Nowhere is this more apparent than in the linguistic energy of the novel, and this is its chief strength and originality. There are frequent puns (the word halo is tremendously fruitful in this regard) and meditations on language. I reckon Philipino would look a whole lot better than Filipino, a spelling demeaning in itself, while sounding just the same. I mean you’ve got Philosophy, Philology, Physiology (and I admit, Phlegm) as against Fuck, Fart and Fool. Rey tells his story himself, infusing his language with Filipino street slang in Cebuano, Visayan, Tagalog, themselves types of bastardised Spanish, one of the lingua francas of the developing world. He can veer from high literary English to curses and imprecations in Taglish (or Bislish if you like), and he knowingly and wittily references high European culture: happy ships were happy in different ways, di ba, but unhappy ships were unhappy in different ways, siguro. He also uses words like cunctatory (yes, I had to look it up too), and has read Dickens, Haklyutt, Hobbes, and the novel has obvious nods to Smollett and Conrad.

The great danger of globalisation, culturally, is that it imposes a ghastly kind of uniformity on everything, where everyone shares the values of the dominant culture, and smaller cultures are absorbed into what the cultural theorist Victor Segalen called the beige paste of entropy. You can see this process happening in the critical response to the novel. British critics accused Mo of peddling in stereotypes, but Mo and his alter ego Rey recognize that stereotypes play an important part in understanding how people operate out of their context: they work as a convenience, a first impression, as long as one is prepared to change ones mind on further acquaintance with reality. The novel preempts those critics who are more concerned with virtue-signaling their awareness of the stereotypes of racial prejudice than in squarely facing the fact that there does exist racial difference, and that cultures are relatively superior or inferior. I also believe the degree to which you discern or suspect prejudice against yourself or your kind is the measure of the prejudice in yourself. Those who inveigh the most vehemently are those who hate the most. An early but central scene involves a gang rape and murder, and Mo came under a lot of criticism for including this scene. But those who criticise the work for this are only shooting the messenger. Mo is describing the reality of the world that exists outside the context of the comfortable world of the literary critic or Western reader. In the East the placid poor lived in terror of the violent rich. In the West the rich lived in terror of the criminal poor. Unlike the critics, he is not mealy-mouthed about that reality. Unlike them he does not make the mistake of assuming that other parts of the world share the same values, and does not fall victim to the stultifying myth of cultural uniformity.

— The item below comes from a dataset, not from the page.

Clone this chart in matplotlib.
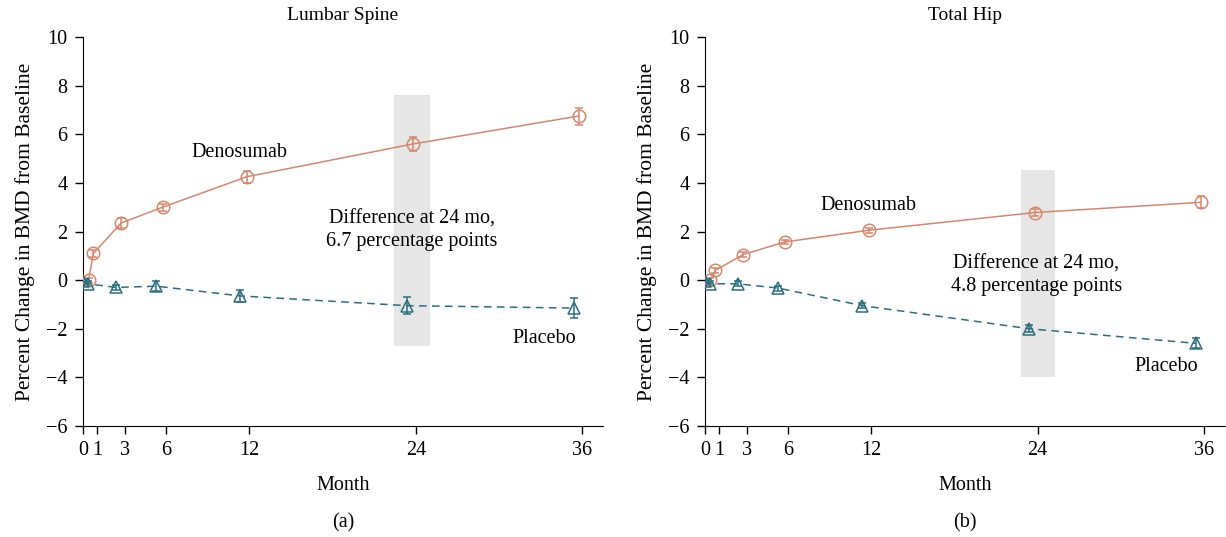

Mo has fallen off the radar a bit since his early high visibility with the Booker Prize nominated The Monkey King, Sour Sweet and his excellent historical novel about Hong Kong An Insular Possession, although rumours that he is ‘missing’ are surely exaggerated (the same exaggeration that Thomas Pynchon is a ‘recluse’). It’s just that he’s not attending literary cocktail parties in London. He reportedly turned down an advance from Random House in the mid 90s, not because it wasn’t big enough, as it has been unkindly suggested, but because one assumes he was chafing under the kind of editorial control that results in the usual, careful, anodyne, taupe prose that graduates of creative writing programs produce nowadays. By starting his own imprint, and publishing this work under it, Mo has escaped this kind of editorial interference, thankfully. It’s hard to believe that a novel of this linguistic scope, ambition and brilliance, and the taboo-breaking scenes of sex and violence that it contains would be accepted by one of the mainstream houses today. And yet there is nothing amateurish or ‘vanity published’ about this highly accomplished and finely-wrought novel. The only drawback is that by removing himself from the publishing industry in this way his novels have not had the coverage and distribution that would bring them to a wider readership, which is a tremendous shame, as this work in particular, 20 years after it first appeared, has a lot to teach complacent Western readers about the world outside their purview. With his kind of halo prose, and by moving the bildungsroman and picaresque away from the centres of tradition to marginal characters and the post-colonial world – the new centre, Mo has infused the English language and the English novel with new vigour and vitality.